WHAT YOU ARE ASKED TO DO
Up to and including the line with "(154,409) -- (ofFoot);", write out the listing from its first line, minus the pictures.

DATA SECTION
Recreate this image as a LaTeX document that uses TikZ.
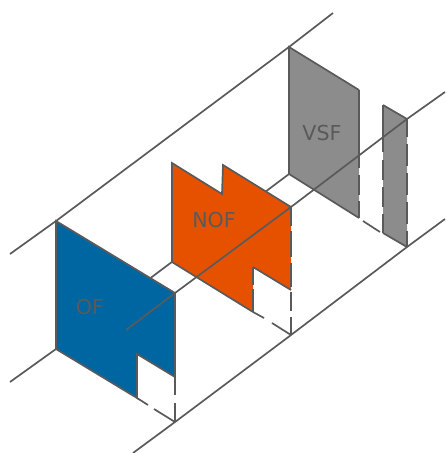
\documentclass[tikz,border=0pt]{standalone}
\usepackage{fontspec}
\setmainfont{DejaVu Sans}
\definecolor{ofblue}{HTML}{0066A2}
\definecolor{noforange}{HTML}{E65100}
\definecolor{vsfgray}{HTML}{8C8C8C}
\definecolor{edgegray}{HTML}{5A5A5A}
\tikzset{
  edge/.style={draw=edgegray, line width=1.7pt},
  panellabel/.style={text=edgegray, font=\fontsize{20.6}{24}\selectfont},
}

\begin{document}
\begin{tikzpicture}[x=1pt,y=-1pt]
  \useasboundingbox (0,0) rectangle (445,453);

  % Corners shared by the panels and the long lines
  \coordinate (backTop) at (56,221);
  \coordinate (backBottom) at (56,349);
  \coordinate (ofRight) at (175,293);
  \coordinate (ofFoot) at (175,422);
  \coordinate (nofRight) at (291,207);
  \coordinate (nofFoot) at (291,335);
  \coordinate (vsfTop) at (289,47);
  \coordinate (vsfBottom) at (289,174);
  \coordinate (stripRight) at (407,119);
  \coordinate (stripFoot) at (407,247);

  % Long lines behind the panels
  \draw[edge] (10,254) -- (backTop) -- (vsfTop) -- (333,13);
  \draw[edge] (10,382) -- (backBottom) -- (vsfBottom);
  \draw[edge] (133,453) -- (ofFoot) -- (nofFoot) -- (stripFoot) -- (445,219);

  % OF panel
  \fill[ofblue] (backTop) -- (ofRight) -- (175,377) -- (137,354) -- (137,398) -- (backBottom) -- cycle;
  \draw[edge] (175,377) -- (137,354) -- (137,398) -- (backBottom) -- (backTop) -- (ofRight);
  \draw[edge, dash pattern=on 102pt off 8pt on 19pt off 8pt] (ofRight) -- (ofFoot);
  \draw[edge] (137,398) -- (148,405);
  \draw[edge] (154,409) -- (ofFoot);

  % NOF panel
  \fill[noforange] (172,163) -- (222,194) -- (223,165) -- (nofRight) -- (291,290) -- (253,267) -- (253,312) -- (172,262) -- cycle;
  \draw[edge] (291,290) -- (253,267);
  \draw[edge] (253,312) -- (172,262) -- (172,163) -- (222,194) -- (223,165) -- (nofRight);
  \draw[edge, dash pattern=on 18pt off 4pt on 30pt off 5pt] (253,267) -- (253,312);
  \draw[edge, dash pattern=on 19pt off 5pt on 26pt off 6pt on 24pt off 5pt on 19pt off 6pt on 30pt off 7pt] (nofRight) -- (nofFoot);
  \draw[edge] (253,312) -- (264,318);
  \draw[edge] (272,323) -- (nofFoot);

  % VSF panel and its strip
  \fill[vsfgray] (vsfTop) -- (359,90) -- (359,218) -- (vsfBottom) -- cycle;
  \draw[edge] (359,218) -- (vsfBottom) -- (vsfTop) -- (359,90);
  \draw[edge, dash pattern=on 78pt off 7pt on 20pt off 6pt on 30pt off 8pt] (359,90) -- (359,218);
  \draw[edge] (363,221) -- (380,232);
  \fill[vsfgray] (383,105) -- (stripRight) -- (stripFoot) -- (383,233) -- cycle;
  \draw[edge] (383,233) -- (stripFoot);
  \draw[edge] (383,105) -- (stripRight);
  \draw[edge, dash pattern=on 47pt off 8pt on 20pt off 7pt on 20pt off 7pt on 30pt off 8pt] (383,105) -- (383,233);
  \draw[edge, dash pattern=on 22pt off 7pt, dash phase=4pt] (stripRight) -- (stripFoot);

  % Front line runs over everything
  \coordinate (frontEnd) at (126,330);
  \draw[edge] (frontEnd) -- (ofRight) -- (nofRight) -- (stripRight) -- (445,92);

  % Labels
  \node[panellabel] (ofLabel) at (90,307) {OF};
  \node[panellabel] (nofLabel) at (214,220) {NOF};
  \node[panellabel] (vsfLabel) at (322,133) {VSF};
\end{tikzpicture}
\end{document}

OUTPUT FOR THIS TASK
Recreate this image as a LaTeX document that uses TikZ.
\documentclass[tikz,border=0pt]{standalone}
\usepackage{fontspec}
\setmainfont{DejaVu Sans}
\definecolor{ofblue}{HTML}{0066A2}
\definecolor{noforange}{HTML}{E65100}
\definecolor{vsfgray}{HTML}{8C8C8C}
\definecolor{edgegray}{HTML}{5A5A5A}
\tikzset{
  edge/.style={draw=edgegray, line width=1.7pt},
  panellabel/.style={text=edgegray, font=\fontsize{20.6}{24}\selectfont},
}

\begin{document}
\begin{tikzpicture}[x=1pt,y=-1pt]
  \useasboundingbox (0,0) rectangle (445,453);

  % Corners shared by the panels and the long lines
  \coordinate (backTop) at (56,221);
  \coordinate (backBottom) at (56,349);
  \coordinate (ofRight) at (175,293);
  \coordinate (ofFoot) at (175,422);
  \coordinate (nofRight) at (291,207);
  \coordinate (nofFoot) at (291,335);
  \coordinate (vsfTop) at (289,47);
  \coordinate (vsfBottom) at (289,174);
  \coordinate (stripRight) at (407,119);
  \coordinate (stripFoot) at (407,247);

  % Long lines behind the panels
  \draw[edge] (10,254) -- (backTop) -- (vsfTop) -- (333,13);
  \draw[edge] (10,382) -- (backBottom) -- (vsfBottom);
  \draw[edge] (133,453) -- (ofFoot) -- (nofFoot) -- (stripFoot) -- (445,219);

  % OF panel
  \fill[ofblue] (backTop) -- (ofRight) -- (175,377) -- (137,354) -- (137,398) -- (backBottom) -- cycle;
  \draw[edge] (175,377) -- (137,354) -- (137,398) -- (backBottom) -- (backTop) -- (ofRight);
  \draw[edge, dash pattern=on 102pt off 8pt on 19pt off 8pt] (ofRight) -- (ofFoot);
  \draw[edge] (137,398) -- (148,405);
  \draw[edge] (154,409) -- (ofFoot);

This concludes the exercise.